Medicaid has two chefs in the kitchen. It is jointly managed – rather unmanaged – by the federal government and 50 state governments. As a result of the hodge-podge, it is all almost impossible to innovate and to manage costs effectively.
It reimburses so poorly that one-third of doctors refuse to serve Medicaid recipients, who, of course, have trouble accessing care.
Designed to help the really poor, it now serves one of five people in Wisconsin, which resisted expansion, and one in four in blue states like California. Red states are subsidizing the blue states.
It is killing state budgets, crowding out priorities like K-12 education, the University of Wisconsin and even public safety in Milwaukee. The UW System picked up $32 million over the next two years, while Medicaid was enlarged by $470 million in the just-passed state budget.
Republicans in Congress want one chef in the Medicaid kitchen. They want to dump Medicaid on the states through block grants, but they also want to cap the monies going to the states. That is very scary for future state budgets.
There is, though, one subsidy management platform that works. Everyone loves Medicare. It is popular on a bipartisan basis. It has one management system and it works pretty well. Providers don’t get rich on Medicare reimbursements, but they don’t go broke either.
Medicare is pushing value based purchasing, including bundled payments ($30,000 cap for joint replacements and $3,000 for colonoscopies)
Even better, though, would be Medicare Advantage for All. It is little known that more than 30 percent of Medicare enrollees have converted to Medicare Advantage, which is run by private sector insurers.
It has the these added pluses:
• Choice, people can go back and forth and change plans.
• There’s competition among health plans for their business.
• Cost savings allow added benefits, like vision coverage at the same price.

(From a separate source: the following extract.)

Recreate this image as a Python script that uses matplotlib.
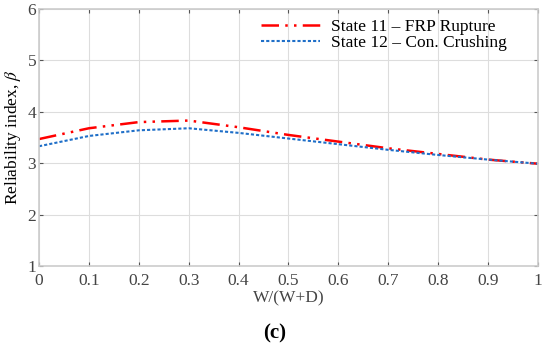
import matplotlib.pyplot as plt
import numpy as np

plt.rcParams['font.family'] = ['Liberation Serif', 'DejaVu Serif']
plt.rcParams['mathtext.fontset'] = 'stix'

x = [0.0, 0.1, 0.2, 0.3, 0.4, 0.5, 0.6, 0.7, 0.8, 0.9, 1.0]
state11 = [3.47, 3.68, 3.80, 3.83, 3.70, 3.55, 3.42, 3.29, 3.18, 3.07, 2.99]
state12 = [3.33, 3.53, 3.64, 3.68, 3.59, 3.48, 3.37, 3.26, 3.16, 3.07, 2.99]

fig = plt.figure(figsize=(5.5, 3.49), dpi=100)
ax = fig.add_axes([0.071, 0.238, 0.907, 0.736])

ax.plot(x, state11, color='red', linewidth=1.8, dashes=(7, 2.5, 1, 2.5, 1, 2.5),
        label='State 11 – FRP Rupture')
ax.plot(x, state12, color='#1f6fc8', linewidth=1.5, dashes=(1.5, 1),
        label='State 12 – Con. Crushing')

ax.set_xlim(0, 1)
ax.set_ylim(1, 6)
ax.set_xticks(np.arange(0, 1.01, 0.1))
ax.set_xticklabels(['0', '0.1', '0.2', '0.3', '0.4', '0.5', '0.6', '0.7', '0.8', '0.9', '1'])
ax.set_yticks([1, 2, 3, 4, 5, 6])
ax.grid(True, color='#dddddd', linewidth=0.8)
ax.tick_params(direction='in', top=True, right=True, length=3, color='#555555',
               labelsize=12.5, labelcolor='#444444')
ax.tick_params(axis='x', pad=5)
ax.tick_params(axis='y', pad=2)
for s in ax.spines.values():
    s.set_color('#cccccc')
    s.set_linewidth(1.2)

ax.set_xlabel('W/(W+D)', fontsize=12.5, color='#444444', labelpad=1)
ax.set_ylabel(r'Reliability index, $\beta$', fontsize=12.5, labelpad=3)

ax.legend(loc='upper right', bbox_to_anchor=(0.962, 1.01), frameon=False, fontsize=12.5,
          handlelength=3.4, borderaxespad=0.3, labelspacing=0.0, handletextpad=0.6)

fig.text(0.5, 0.045, '(c)', ha='center', va='center', fontsize=15, fontweight='bold')

plt.savefig('out.png')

• It has lower costs than Medicaid.
What’s not to like as a platform for taking care of the people who need subsidies? Get rid of Medicaid and the exchanges. Let individuals and small businesses buy coverage via Medicare Advantage For All.
This three-way solution is pragmatic, proven, bottom-up, unlike top-down Obamacare with its mandates, taxes, and penalties.
This should be a politically workable compromise that gets votes from both sides of aisle.
John Torinus is the chairman of Serigraph Inc. in West Bend. He is involved with several business and civic organizations and is the author of “The Company That Solved Health Care.”